=== Given material ===
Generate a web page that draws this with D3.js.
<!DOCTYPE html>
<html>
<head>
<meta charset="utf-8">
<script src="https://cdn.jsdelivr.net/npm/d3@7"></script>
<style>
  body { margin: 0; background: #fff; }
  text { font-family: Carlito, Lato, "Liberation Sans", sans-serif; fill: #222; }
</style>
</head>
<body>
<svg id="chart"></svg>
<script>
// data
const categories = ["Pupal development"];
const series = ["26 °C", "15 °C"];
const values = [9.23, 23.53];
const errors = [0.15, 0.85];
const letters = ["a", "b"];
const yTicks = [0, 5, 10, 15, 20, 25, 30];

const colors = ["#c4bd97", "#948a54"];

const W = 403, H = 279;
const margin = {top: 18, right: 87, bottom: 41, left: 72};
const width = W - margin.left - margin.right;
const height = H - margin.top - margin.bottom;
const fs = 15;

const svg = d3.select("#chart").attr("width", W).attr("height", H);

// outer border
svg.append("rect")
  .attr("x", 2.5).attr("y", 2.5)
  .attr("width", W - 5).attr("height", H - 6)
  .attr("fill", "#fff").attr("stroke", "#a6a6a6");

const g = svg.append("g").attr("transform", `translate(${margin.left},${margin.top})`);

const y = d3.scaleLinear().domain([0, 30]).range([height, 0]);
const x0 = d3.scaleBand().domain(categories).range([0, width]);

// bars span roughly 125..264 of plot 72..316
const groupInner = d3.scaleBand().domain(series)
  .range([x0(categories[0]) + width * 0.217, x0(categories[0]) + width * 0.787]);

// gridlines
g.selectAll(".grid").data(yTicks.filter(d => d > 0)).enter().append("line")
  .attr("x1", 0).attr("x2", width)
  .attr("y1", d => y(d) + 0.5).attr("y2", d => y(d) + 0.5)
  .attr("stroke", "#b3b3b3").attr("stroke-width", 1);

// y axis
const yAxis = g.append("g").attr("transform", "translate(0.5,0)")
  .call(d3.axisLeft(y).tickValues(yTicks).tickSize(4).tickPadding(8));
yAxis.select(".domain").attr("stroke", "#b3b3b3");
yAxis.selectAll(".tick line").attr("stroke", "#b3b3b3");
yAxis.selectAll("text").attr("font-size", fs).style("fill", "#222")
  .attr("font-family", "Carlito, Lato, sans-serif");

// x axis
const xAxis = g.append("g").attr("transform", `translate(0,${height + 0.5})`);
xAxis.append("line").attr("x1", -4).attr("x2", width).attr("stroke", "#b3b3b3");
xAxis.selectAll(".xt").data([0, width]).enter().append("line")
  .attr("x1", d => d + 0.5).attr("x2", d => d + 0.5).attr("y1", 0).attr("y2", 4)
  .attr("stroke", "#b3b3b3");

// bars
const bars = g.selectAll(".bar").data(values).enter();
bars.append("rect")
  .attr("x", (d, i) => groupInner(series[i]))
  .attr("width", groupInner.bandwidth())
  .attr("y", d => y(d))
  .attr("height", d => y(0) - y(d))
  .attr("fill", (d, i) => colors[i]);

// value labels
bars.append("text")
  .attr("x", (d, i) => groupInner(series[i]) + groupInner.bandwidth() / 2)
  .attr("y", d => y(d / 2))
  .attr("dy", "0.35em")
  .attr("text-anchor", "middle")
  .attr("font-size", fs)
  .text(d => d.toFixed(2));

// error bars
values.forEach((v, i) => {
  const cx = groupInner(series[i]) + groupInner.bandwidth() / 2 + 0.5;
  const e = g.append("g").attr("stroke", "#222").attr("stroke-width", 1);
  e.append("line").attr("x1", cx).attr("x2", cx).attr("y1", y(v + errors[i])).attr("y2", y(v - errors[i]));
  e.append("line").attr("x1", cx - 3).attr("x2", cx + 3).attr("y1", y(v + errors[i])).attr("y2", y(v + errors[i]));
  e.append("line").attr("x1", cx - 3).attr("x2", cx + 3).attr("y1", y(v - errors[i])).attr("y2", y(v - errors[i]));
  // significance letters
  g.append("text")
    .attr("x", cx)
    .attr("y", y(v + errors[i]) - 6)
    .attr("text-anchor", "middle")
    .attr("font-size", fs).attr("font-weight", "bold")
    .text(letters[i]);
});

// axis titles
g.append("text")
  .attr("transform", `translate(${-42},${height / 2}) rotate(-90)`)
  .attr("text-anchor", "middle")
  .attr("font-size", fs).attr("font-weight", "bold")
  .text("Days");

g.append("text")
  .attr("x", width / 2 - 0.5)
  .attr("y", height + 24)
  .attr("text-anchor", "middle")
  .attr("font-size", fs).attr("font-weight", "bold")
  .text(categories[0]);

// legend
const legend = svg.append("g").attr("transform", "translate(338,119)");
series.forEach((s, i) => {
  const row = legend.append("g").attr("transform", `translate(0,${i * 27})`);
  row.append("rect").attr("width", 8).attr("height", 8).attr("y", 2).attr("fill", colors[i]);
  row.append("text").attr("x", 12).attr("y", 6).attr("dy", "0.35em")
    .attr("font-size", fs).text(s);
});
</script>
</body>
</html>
===
Given exercise> Copy every line exactly. Leave nothing out.

Answer for this exercise>
Generate a web page that draws this with D3.js.
<!DOCTYPE html>
<html>
<head>
<meta charset="utf-8">
<script src="https://cdn.jsdelivr.net/npm/d3@7"></script>
<style>
  body { margin: 0; background: #fff; }
  text { font-family: Carlito, Lato, "Liberation Sans", sans-serif; fill: #222; }
</style>
</head>
<body>
<svg id="chart"></svg>
<script>
// data
const categories = ["Pupal development"];
const series = ["26 °C", "15 °C"];
const values = [9.23, 23.53];
const errors = [0.15, 0.85];
const letters = ["a", "b"];
const yTicks = [0, 5, 10, 15, 20, 25, 30];

const colors = ["#c4bd97", "#948a54"];

const W = 403, H = 279;
const margin = {top: 18, right: 87, bottom: 41, left: 72};
const width = W - margin.left - margin.right;
const height = H - margin.top - margin.bottom;
const fs = 15;

const svg = d3.select("#chart").attr("width", W).attr("height", H);

// outer border
svg.append("rect")
  .attr("x", 2.5).attr("y", 2.5)
  .attr("width", W - 5).attr("height", H - 6)
  .attr("fill", "#fff").attr("stroke", "#a6a6a6");

const g = svg.append("g").attr("transform", `translate(${margin.left},${margin.top})`);

const y = d3.scaleLinear().domain([0, 30]).range([height, 0]);
const x0 = d3.scaleBand().domain(categories).range([0, width]);

// bars span roughly 125..264 of plot 72..316
const groupInner = d3.scaleBand().domain(series)
  .range([x0(categories[0]) + width * 0.217, x0(categories[0]) + width * 0.787]);

// gridlines
g.selectAll(".grid").data(yTicks.filter(d => d > 0)).enter().append("line")
  .attr("x1", 0).attr("x2", width)
  .attr("y1", d => y(d) + 0.5).attr("y2", d => y(d) + 0.5)
  .attr("stroke", "#b3b3b3").attr("stroke-width", 1);

// y axis
const yAxis = g.append("g").attr("transform", "translate(0.5,0)")
  .call(d3.axisLeft(y).tickValues(yTicks).tickSize(4).tickPadding(8));
yAxis.select(".domain").attr("stroke", "#b3b3b3");
yAxis.selectAll(".tick line").attr("stroke", "#b3b3b3");
yAxis.selectAll("text").attr("font-size", fs).style("fill", "#222")
  .attr("font-family", "Carlito, Lato, sans-serif");

// x axis
const xAxis = g.append("g").attr("transform", `translate(0,${height + 0.5})`);
xAxis.append("line").attr("x1", -4).attr("x2", width).attr("stroke", "#b3b3b3");
xAxis.selectAll(".xt").data([0, width]).enter().append("line")
  .attr("x1", d => d + 0.5).attr("x2", d => d + 0.5).attr("y1", 0).attr("y2", 4)
  .attr("stroke", "#b3b3b3");

// bars
const bars = g.selectAll(".bar").data(values).enter();
bars.append("rect")
  .attr("x", (d, i) => groupInner(series[i]))
  .attr("width", groupInner.bandwidth())
  .attr("y", d => y(d))
  .attr("height", d => y(0) - y(d))
  .attr("fill", (d, i) => colors[i]);

// value labels
bars.append("text")
  .attr("x", (d, i) => groupInner(series[i]) + groupInner.bandwidth() / 2)
  .attr("y", d => y(d / 2))
  .attr("dy", "0.35em")
  .attr("text-anchor", "middle")
  .attr("font-size", fs)
  .text(d => d.toFixed(2));

// error bars
values.forEach((v, i) => {
  const cx = groupInner(series[i]) + groupInner.bandwidth() / 2 + 0.5;
  const e = g.append("g").attr("stroke", "#222").attr("stroke-width", 1);
  e.append("line").attr("x1", cx).attr("x2", cx).attr("y1", y(v + errors[i])).attr("y2", y(v - errors[i]));
  e.append("line").attr("x1", cx - 3).attr("x2", cx + 3).attr("y1", y(v + errors[i])).attr("y2", y(v + errors[i]));
  e.append("line").attr("x1", cx - 3).attr("x2", cx + 3).attr("y1", y(v - errors[i])).attr("y2", y(v - errors[i]));
  // significance letters
  g.append("text")
    .attr("x", cx)
    .attr("y", y(v + errors[i]) - 6)
    .attr("text-anchor", "middle")
    .attr("font-size", fs).attr("font-weight", "bold")
    .text(letters[i]);
});

// axis titles
g.append("text")
  .attr("transform", `translate(${-42},${height / 2}) rotate(-90)`)
  .attr("text-anchor", "middle")
  .attr("font-size", fs).attr("font-weight", "bold")
  .text("Days");

g.append("text")
  .attr("x", width / 2 - 0.5)
  .attr("y", height + 24)
  .attr("text-anchor", "middle")
  .attr("font-size", fs).attr("font-weight", "bold")
  .text(categories[0]);

// legend
const legend = svg.append("g").attr("transform", "translate(338,119)");
series.forEach((s, i) => {
  const row = legend.append("g").attr("transform", `translate(0,${i * 27})`);
  row.append("rect").attr("width", 8).attr("height", 8).attr("y", 2).attr("fill", colors[i]);
  row.append("text").attr("x", 12).attr("y", 6).attr("dy", "0.35em")
    .attr("font-size", fs).text(s);
});
</script>
</body>
</html>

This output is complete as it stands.